Continuous Monitoring: The Future of Predictive Maintenance
The concept of "continuous monitoring" for wind turbines, while not strictly meaning a drone in the air 24/7, represents the pinnacle of proactive maintenance. It often involves very frequent drone inspections (e.g., monthly or bi-monthly) combined with other real-time data sources like SCADA (Supervisory Control and Data Acquisition) system data, acoustic sensors, and vibration monitors.
Pros:
- Ultimate Predictive Maintenance: Provides the earliest possible warning of potential issues, allowing for highly optimized, just-in-time repairs.
- Maximum Uptime: Minimizes unscheduled downtime to an absolute minimum, ensuring maximum energy generation.
- Optimized Asset Life: Allows for precise interventions that can extend the operational life of expensive components and the turbine itself.
- Data-Driven Decisions: Generates an unparalleled volume of data for advanced analytics, machine learning, and AI-driven insights into turbine health and performance.
Cons:
- Highest Cost: This strategy involves the highest investment in terms of inspection services, data processing infrastructure, and potentially additional sensor deployments.
- Complex Data Integration: Requires sophisticated systems to integrate and analyze diverse data streams (drone imagery, thermal data, SCADA, vibration data).
- Evolving Technology: While the technology exists, its widespread, fully automated implementation is still evolving and requires significant expertise.
When it's suitable: Continuous monitoring is ideal for very large, high-value wind farms where even minimal downtime is extremely costly, for new generation turbines pushing performance envelopes, or for operators committed to leading-edge asset management and maximizing return on investment over the entire lifecycle of the asset.
Factors Influencing Your Optimal Frequency
Choosing the right drone inspection frequency for wind turbines is a strategic decision that needs to consider several key factors:
- Turbine Age and Type: Older turbines, or those known to have specific design vulnerabilities, generally require more frequent inspections. Newer turbines might start with annual checks and increase frequency as they age.
- Environmental Conditions: Turbines in harsh environments – coastal regions (salt spray), deserts (sand erosion), areas with high lightning activity, or extreme temperatures – will experience accelerated wear and tear, necessitating more frequent checks.
- Operational Performance Data (SCADA): Anomalies detected by the turbine's SCADA system (e.g., unusual vibrations, reduced power output for given wind speeds, increased temperatures) should trigger immediate, ad-hoc drone inspections regardless of the scheduled frequency.

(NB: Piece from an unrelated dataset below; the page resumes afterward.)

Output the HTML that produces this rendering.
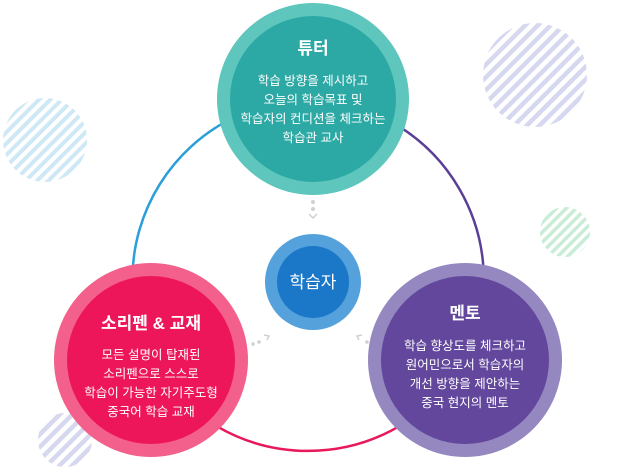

- Budget and Uptime Goals: Ultimately, the investment in inspection frequency must align with the desired uptime and overall operational budget. Higher uptime goals often justify higher inspection frequencies.
- Regulatory and Warranty Requirements: DGCA regulations for drone operations, as well as specific manufacturer warranty terms, may dictate minimum inspection frequencies.
Conclusion
The question of optimal drone inspection frequency for wind turbines — annual, quarterly, or continuous — doesn't have a universal answer. It's a strategic decision that balances cost, risk, and performance objectives. While annual inspections provide a baseline, quarterly checks move towards a truly proactive maintenance paradigm, significantly reducing the risk of major failures and enhancing operational efficiency. Continuous monitoring, integrating drones with other sensor technologies, represents the future, offering unparalleled predictive capabilities for maximizing asset life and uptime.